LESS THAN A week after a botched coup by a section of the Turkish armed forces, emergency has been imposed by President Recep Tayyip Erdoğan. A counter-coup is now in effect. To begin with, the coup attempt on 15 July was so inept that it bordered on a Potemkin show of sorts. A bunch of soldiers rammed into broadcasting stations, tanks ran around with no aim, and a host of other inexplicable mistakes—from a coup planner’s perspective—made it a non-event.
That performance was no match for what Erdoğan unleashed. With his huge mass of supporters in Central Anatolia behind him, the president had something else in store. Over the past week, close to 50,000 employees in different government departments have been sacked, including that of education, Erdoğan’s chief target in ensuring the long-term Islamisation of what was until recently a secular society.
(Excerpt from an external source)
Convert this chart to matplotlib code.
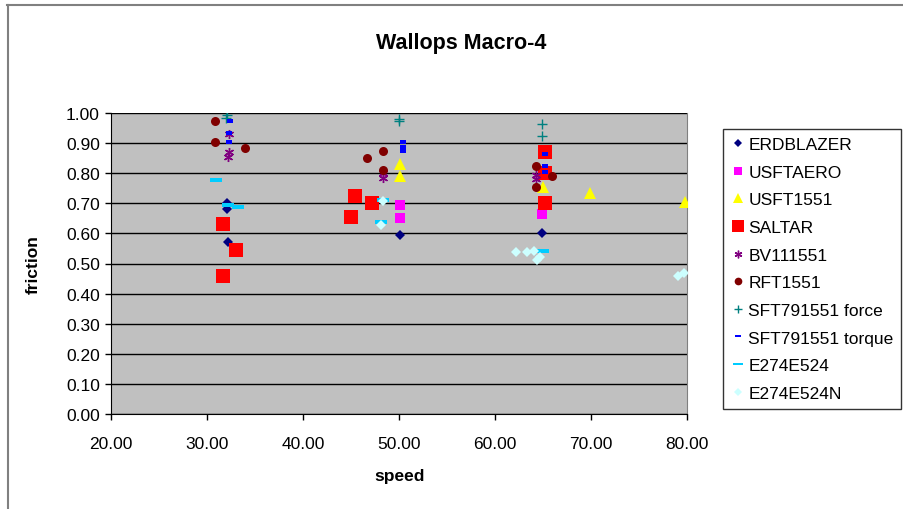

The purge in this department is telling. In case a coup is suspected, the logical place to look for plotters are defence and police establishments. Clearly, the best is being made of an opportunity.
With the emergency that was declared on 20 July, the stage has been set for a complete overhaul of the Turkish government. The emergency is to last three months. In a way, the ‘coup’ was a godsend for Erdoğan.
Prime Minister from 2002 to 2014 and president since then, he has had to soft-pedal many of the cherished Islamisation goals of his Justice and Development Party. Two factors constrained him for long. In the initial phase of his rule, Erdoğan was set a line that he could not cross. The country’s secular armed forces prevented any reorganisation of the defence and education ministries. At the same time, a friend turned foe, Fethullah Gülen, held influence over other institutions of the Turkish state, the judiciary in particular. With Gülen operating from far-away Pennsylvania through phone and mail, and secular generals just around the corner in Ankara, all Erdoğan could do was bide his time.
The danger, which was apparent even before the coup, was that Erdoğan was no longer a first among equals even within his group of allies. The recent downfall of his erstwhile confidant, the much-respected Prime Minister Ahmet Davutoğlu, provides ample reason to fear that dictatorship in Turkey is not a far-fetched prospect now.